B Invested

Investors’ Mortgage Checklist.


If you are building a property portfolio, there are some very important things you need to consider before applying for a loan.


Here is an investors mortgage checklist of criteria to help you get organised.


Make sure your equity is accessible.

CEO of Zinger Finance, Madhu Karthik Ramana, says portfolio building investors should get their properties valued regularly in order to tap into available equity.


“Having equity accessible is the first principle for an investor,” he says.


“Hundreds of opportunities slip out of investors’ fingers because they are not finance ready.”


He says, having equity at hand will help you to take action when you come across a great deal so you can work to achieve your financial goals sooner.


Stay on top of property trends.

In order to be able to extract the most equity from your portfolio, it is essential to stay on top of the game. Following market trends will help you stay educated about how much your properties are worth.


“You need to constantly probe the market to see what your property valuation comes back at,” Madhu says.


Diversifying your investments across different markets will also improve your chances. This should allow you to maximise the amount of equity you can get out so you can build a portfolio as quickly as possible.


Keep a close relationship with your team of experts.

Madhu says that the world of lending changes every couple of years.


In order to navigate this shifting landscape, it is crucial that you maintain a close relationship with your financial planner, your accountant and your finance strategist.


They can help you stay informed about any changes that might affect you so you can keep pushing forward.


Make sure your servicing is strong.

If you are self-employed, your servicing needs to be strong. Your business needs to be making profit – and this needs to be incremental on a year or year basis.


“The trend has to be upwards because the majority of banks take an average of two years’ tax returns for self-employed borrowers,” says Madhu.

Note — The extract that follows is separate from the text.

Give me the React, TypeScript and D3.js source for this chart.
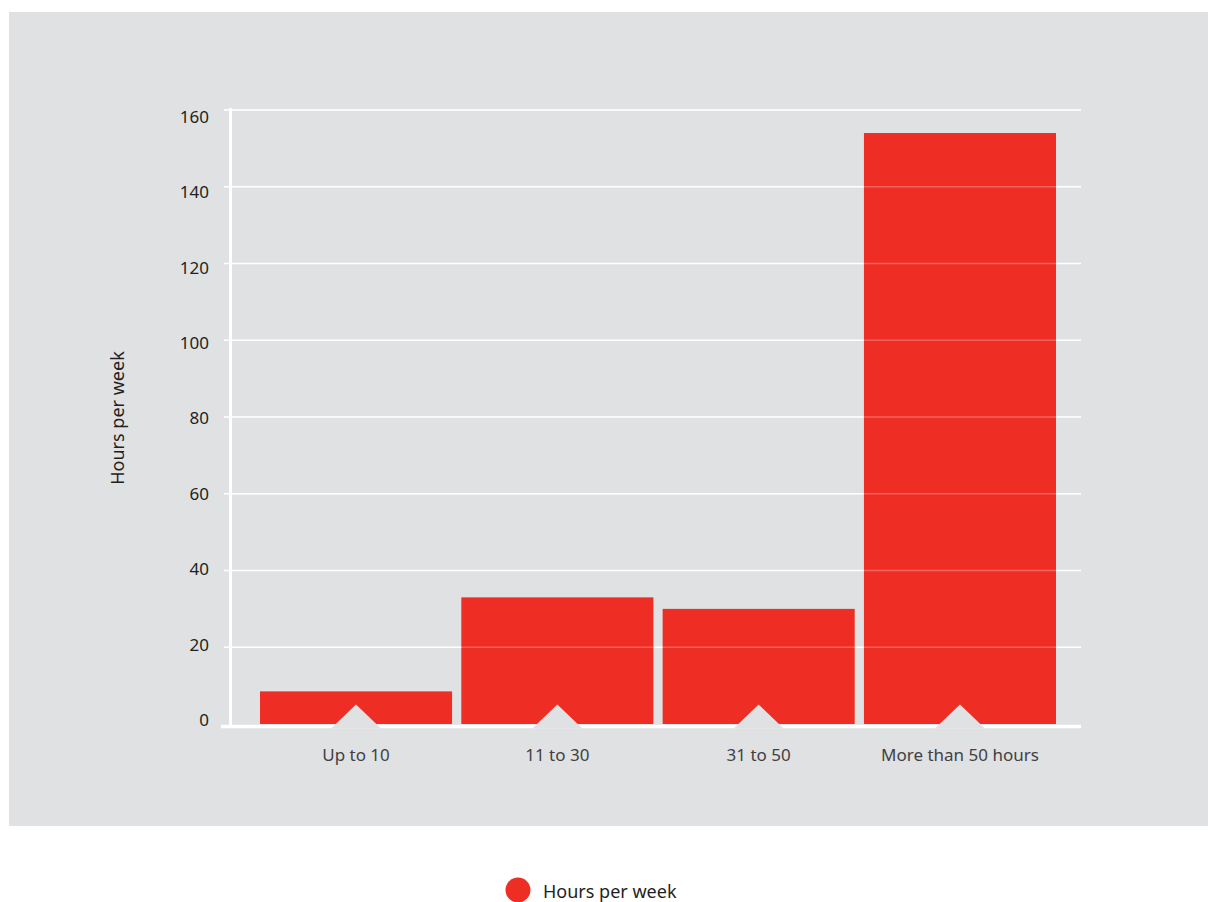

If your second year’s tax return is lower than the first, most banks will use this lower amount to assess your serviceability.


“For your servicing to look stronger, the trajectory has to be upwards.”


Know what you are trying to achieve.

Knowing what you are trying to achieve through investing will help you in more ways than one. Not only will it give you clarity, it will maximise what you get out of your relationships with your accountant and your finance strategist.


Your accountant is likely to do whatever they can to minimise the amount of tax you have to pay – which is great for those who want to save money. But, this will likely mean your income will appear smaller in the eyes of lenders, which may affect how much you can borrow for your next property purchase.


Your accountant should help you present your best self to the banks while helping you to make the most of tax breaks – but they can’t do this unless they know what you are trying to achieve. An Investor’s mortgage is very different to a non-investor’s, and your accountant needs to know which one you are. 


Optimise your portfolio.

Investing is not just about buying the right properties, it is also about maintaining your portfolio. Regular rental reviews should be done to ensure you are getting the best cashflow. Not only will this help your income, it will also improve your serviceability when applying for loans.


Keep on top of your payments.

The more properties you buy, the more outgoings you have. This can make it difficult to stay on top of all your accounts, bills and paperwork.


But, you must remember than investing is like a business, so it is important to set up effective structures that will help you operate smoothly.


Using an app such as My Property Tracker can really do wonders. MPT enables you to capture and record every piece of paperwork that comes in. It also generates reports to give to your accountant at tax time and sends out reminders for upcoming payments.


Know how to structure your finances correctly.

Getting a loan is one thing, but structuring multiple loans is quite another. If you are building a portfolio, it is essential to set up your lending well from day one.


“Getting a loan in the correct structure is very critical,” says Madhu.


If you cross-collateralise properties, for example, you could hold yourself back from buying any more.


He says, if you have tied two properties together they could balance each other out when it comes to getting equity. If one property had gone up and the other had gone down, the poorly performing property would prevent you from getting equity out of the well-performing one.


Locking in rates can also stop you from moving forward. You usually cannot access equity during a fixed rate term, and if you want to refinance to a variable rate loan instead, you will have to pay exit fees.


Another thing to consider is whether to make interest only payments for the first few years. It may be beneficial to split the loan into an interest only portion and a principal and interest portion depending on your goals and strategy.


A finance strategist can help you to set up your lending in the best way possible to maximise your cashflow and improve your servicing for the next lot of purchases.


Knowing the importance of structure and how it can either make or break your goals will prevent you from falling into the interest rate trap. While rates are important, they come second place to being able to grow your portfolio as quickly as possible.